Roughly 70% of Canada’s rivers and lakes are shrinking, thus negatively impacting the hydroelectric turbines that feed power as far south as our New England states.
Over the past three decades, European temperatures have increased twice that of the rest of the world, on average, which has had a profound effect on fresh water availability.
In Northern Ireland, 20+ million tons of untreated sewage and chemical wastewater has spilled into rivers and lakes annually. A failed sewage system that has been awaiting a fix for years is to blame.
In the good ole USA, a different kind of deepening water pollution emergency is risking nature’s health in multiple Gulf state farming regions. The Mississippi River is the undistinguished recipient of massive amounts of farm waste in the form of fertilizer and animal manure. The Chesapeake Bay and Lake Erie suffer from the same dilemma. In each example, adjacent fresh water aquifers become contaminated with nitrogen and phosphorus forcing area groundwater wells to be considered polluted.
And Venezuela recently became the first country in the Americas to lose ALL its glaciers.
At the current rate of higher global temperatures, 83% of Earth’s 215,000 terrestrial glaciers will fade away by the year 2100. Remember, the majority of our planet’s freshwater is stored in those glaciers.

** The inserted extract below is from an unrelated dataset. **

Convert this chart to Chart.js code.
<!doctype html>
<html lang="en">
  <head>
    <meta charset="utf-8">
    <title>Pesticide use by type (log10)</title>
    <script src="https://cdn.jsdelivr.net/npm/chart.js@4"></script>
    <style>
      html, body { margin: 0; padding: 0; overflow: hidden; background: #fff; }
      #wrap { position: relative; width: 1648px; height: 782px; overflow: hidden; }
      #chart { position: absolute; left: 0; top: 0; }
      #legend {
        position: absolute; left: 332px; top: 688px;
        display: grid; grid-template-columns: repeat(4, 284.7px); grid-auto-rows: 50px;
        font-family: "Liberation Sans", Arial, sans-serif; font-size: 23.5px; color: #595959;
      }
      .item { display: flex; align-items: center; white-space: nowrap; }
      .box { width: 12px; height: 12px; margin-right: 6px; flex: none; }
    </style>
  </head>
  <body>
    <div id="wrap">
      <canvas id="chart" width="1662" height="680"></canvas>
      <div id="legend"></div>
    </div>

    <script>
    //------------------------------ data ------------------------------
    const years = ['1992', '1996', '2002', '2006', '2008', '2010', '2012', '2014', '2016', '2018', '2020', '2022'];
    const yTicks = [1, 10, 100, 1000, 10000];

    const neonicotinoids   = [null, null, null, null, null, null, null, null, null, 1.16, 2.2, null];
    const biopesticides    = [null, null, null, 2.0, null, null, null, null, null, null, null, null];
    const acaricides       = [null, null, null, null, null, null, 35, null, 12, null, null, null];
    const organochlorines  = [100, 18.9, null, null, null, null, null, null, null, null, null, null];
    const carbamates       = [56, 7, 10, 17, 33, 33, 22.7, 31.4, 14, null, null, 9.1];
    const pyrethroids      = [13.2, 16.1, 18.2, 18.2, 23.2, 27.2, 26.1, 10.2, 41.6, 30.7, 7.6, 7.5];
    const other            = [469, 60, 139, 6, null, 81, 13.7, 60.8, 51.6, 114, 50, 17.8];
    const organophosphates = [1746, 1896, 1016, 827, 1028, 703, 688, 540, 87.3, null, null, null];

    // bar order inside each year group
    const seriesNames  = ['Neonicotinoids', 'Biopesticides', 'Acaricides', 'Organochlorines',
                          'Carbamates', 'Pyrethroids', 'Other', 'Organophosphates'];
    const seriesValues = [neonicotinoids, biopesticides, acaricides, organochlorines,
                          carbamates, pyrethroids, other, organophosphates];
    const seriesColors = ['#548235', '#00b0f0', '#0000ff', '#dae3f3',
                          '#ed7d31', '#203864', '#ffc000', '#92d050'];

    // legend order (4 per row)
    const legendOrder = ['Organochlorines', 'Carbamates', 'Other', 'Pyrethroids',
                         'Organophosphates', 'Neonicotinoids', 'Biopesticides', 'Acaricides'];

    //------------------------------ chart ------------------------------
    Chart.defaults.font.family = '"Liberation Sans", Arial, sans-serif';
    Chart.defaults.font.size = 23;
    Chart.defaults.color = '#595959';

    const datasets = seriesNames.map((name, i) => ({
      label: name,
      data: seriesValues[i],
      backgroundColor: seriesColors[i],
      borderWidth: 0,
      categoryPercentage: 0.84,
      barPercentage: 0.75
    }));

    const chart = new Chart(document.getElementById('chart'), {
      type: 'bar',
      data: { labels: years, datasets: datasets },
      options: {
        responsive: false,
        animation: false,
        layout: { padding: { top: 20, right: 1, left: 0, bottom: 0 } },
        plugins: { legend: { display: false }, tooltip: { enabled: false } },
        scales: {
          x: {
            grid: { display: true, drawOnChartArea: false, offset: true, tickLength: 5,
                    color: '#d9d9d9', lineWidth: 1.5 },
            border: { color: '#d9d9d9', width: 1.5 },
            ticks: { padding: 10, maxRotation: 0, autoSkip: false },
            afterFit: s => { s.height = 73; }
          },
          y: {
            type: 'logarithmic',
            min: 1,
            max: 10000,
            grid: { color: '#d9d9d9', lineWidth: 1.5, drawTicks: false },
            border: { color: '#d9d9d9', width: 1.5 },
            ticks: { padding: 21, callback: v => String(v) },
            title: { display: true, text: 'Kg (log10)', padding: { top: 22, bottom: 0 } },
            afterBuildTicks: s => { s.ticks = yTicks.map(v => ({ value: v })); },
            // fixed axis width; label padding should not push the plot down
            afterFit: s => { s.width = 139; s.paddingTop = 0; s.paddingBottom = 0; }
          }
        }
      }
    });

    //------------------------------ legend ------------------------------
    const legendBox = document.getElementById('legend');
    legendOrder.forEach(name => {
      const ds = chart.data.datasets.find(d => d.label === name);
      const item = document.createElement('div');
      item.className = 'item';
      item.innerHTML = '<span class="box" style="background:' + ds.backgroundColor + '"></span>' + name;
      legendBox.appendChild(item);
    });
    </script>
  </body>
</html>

And the list goes on and on and on.
Don’t you think the question of fresh water scarcity should stir an intuitive reaction in any human to act for all mankind? An instinctive reaction for restoring our natural environment, including an atmosphere absent of emissions, should be foremost in our minds. Sadly, this is still not the case for everyone - except the folks that are directly dealing with their own freshwater reduction every day.